____ DATA SHOWN

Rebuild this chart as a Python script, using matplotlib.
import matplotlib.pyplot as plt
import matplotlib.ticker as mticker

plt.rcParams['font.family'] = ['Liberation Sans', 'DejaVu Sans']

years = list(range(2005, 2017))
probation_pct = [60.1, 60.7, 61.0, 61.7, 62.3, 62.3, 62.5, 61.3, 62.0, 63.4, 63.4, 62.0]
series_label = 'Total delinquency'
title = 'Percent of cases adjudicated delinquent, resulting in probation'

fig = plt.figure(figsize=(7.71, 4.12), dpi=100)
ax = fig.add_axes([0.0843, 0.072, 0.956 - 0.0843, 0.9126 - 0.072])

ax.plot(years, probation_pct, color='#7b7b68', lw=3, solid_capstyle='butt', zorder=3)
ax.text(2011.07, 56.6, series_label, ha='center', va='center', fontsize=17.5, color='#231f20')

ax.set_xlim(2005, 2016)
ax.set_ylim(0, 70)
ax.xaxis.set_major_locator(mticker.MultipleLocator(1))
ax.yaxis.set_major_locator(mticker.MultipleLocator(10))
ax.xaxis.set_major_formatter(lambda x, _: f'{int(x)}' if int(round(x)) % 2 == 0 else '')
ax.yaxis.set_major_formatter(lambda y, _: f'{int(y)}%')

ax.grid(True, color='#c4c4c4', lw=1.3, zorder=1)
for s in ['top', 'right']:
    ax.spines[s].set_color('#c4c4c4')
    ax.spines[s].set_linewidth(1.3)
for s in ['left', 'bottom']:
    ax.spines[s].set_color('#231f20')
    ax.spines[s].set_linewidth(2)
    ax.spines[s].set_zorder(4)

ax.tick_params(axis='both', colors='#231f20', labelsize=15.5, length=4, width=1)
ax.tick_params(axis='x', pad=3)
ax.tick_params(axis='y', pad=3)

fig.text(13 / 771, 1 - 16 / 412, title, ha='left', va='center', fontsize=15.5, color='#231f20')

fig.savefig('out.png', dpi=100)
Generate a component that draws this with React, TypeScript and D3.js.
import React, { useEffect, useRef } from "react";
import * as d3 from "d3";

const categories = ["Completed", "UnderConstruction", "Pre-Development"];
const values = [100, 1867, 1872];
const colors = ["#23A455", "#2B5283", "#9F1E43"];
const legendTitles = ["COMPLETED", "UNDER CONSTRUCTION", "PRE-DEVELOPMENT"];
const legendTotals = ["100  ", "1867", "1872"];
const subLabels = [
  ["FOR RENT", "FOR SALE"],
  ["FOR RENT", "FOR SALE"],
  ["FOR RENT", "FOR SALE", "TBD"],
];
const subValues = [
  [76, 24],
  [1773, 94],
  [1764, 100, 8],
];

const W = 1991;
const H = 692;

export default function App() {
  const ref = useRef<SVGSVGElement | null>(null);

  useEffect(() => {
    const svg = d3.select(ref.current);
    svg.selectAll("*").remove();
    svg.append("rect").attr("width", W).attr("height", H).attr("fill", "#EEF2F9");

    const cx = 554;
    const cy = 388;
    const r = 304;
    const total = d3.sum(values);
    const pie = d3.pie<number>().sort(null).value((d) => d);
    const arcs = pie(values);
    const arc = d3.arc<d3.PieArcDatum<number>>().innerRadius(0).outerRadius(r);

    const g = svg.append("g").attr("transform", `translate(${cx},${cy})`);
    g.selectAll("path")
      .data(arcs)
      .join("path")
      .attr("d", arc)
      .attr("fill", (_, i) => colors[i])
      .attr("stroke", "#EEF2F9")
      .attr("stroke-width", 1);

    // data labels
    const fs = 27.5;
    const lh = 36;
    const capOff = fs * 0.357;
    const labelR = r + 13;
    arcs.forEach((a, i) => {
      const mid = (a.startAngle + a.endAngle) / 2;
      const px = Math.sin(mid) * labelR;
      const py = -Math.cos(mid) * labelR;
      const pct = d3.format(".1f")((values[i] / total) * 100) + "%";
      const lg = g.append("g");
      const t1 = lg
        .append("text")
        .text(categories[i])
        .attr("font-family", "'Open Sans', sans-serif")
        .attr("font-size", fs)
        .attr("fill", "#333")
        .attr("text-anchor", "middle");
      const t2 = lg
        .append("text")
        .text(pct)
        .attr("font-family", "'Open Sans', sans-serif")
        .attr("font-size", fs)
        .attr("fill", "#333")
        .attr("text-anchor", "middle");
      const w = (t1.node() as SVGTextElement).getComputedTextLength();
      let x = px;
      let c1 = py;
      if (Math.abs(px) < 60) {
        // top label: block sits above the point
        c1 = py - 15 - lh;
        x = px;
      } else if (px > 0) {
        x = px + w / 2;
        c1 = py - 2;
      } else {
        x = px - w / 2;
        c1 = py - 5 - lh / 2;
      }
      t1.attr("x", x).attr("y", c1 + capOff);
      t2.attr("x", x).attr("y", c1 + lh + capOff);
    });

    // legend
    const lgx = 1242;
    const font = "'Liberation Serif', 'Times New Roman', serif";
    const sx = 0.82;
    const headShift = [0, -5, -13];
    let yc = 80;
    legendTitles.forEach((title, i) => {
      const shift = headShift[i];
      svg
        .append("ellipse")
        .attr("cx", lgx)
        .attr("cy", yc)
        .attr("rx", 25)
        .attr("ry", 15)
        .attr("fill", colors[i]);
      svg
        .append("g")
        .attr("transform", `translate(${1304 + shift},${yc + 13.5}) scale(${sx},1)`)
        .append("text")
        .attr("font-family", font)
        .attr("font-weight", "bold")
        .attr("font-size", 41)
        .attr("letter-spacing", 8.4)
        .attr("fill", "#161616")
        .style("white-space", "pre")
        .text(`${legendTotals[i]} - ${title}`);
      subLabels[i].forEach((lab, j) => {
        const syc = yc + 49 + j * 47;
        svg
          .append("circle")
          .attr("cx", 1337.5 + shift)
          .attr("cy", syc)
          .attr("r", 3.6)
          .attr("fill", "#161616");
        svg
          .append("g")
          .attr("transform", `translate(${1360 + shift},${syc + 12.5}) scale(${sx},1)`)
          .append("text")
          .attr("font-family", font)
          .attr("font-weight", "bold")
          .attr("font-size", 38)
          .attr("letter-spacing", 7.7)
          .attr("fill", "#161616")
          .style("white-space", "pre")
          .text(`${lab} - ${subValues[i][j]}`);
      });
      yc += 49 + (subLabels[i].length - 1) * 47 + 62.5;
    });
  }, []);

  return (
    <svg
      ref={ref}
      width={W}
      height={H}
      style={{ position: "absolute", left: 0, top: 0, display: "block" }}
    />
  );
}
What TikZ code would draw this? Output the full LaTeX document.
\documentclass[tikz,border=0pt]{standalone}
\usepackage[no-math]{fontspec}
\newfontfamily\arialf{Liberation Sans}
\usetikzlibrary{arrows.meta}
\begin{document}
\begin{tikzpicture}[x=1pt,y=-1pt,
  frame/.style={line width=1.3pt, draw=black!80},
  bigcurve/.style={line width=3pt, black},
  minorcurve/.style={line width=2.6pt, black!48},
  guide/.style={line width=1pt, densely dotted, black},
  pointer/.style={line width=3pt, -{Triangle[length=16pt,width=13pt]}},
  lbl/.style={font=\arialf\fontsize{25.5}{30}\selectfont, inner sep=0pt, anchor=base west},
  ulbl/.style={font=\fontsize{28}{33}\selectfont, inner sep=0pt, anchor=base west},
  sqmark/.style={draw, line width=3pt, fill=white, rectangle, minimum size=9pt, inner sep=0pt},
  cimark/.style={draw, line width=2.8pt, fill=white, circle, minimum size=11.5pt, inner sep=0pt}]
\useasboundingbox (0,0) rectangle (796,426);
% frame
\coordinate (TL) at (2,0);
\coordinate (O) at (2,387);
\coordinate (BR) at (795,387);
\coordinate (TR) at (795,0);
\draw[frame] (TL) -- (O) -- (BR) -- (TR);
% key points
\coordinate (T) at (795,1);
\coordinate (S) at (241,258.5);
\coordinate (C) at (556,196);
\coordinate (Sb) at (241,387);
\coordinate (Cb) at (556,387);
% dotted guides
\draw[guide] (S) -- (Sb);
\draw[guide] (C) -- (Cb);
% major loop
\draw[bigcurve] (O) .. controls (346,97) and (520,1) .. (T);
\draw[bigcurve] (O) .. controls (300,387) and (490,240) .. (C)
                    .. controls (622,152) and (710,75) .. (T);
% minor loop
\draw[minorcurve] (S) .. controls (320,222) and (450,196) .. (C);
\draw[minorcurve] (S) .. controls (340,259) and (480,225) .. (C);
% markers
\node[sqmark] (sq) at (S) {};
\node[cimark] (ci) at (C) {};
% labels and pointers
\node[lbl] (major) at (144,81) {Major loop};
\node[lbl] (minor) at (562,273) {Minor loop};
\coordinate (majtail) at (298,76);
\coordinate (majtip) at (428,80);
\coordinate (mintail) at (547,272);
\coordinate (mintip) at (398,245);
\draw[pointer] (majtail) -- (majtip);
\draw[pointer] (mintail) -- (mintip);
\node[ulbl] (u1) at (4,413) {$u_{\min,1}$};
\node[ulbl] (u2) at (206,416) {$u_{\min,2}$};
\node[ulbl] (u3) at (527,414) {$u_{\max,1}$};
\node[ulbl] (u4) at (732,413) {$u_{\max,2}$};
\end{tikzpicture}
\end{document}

________

**PROBLEM**
Exact duplication is required for the lines above, from the line that contains "Generate a component" to the line that contains "const ref = useRef<SVGSVGElement", inclusive; omit all others.

**COMPLETE RESPONSE**
Generate a component that draws this with React, TypeScript and D3.js.
import React, { useEffect, useRef } from "react";
import * as d3 from "d3";

const categories = ["Completed", "UnderConstruction", "Pre-Development"];
const values = [100, 1867, 1872];
const colors = ["#23A455", "#2B5283", "#9F1E43"];
const legendTitles = ["COMPLETED", "UNDER CONSTRUCTION", "PRE-DEVELOPMENT"];
const legendTotals = ["100  ", "1867", "1872"];
const subLabels = [
  ["FOR RENT", "FOR SALE"],
  ["FOR RENT", "FOR SALE"],
  ["FOR RENT", "FOR SALE", "TBD"],
];
const subValues = [
  [76, 24],
  [1773, 94],
  [1764, 100, 8],
];

const W = 1991;
const H = 692;

export default function App() {
  const ref = useRef<SVGSVGElement | null>(null);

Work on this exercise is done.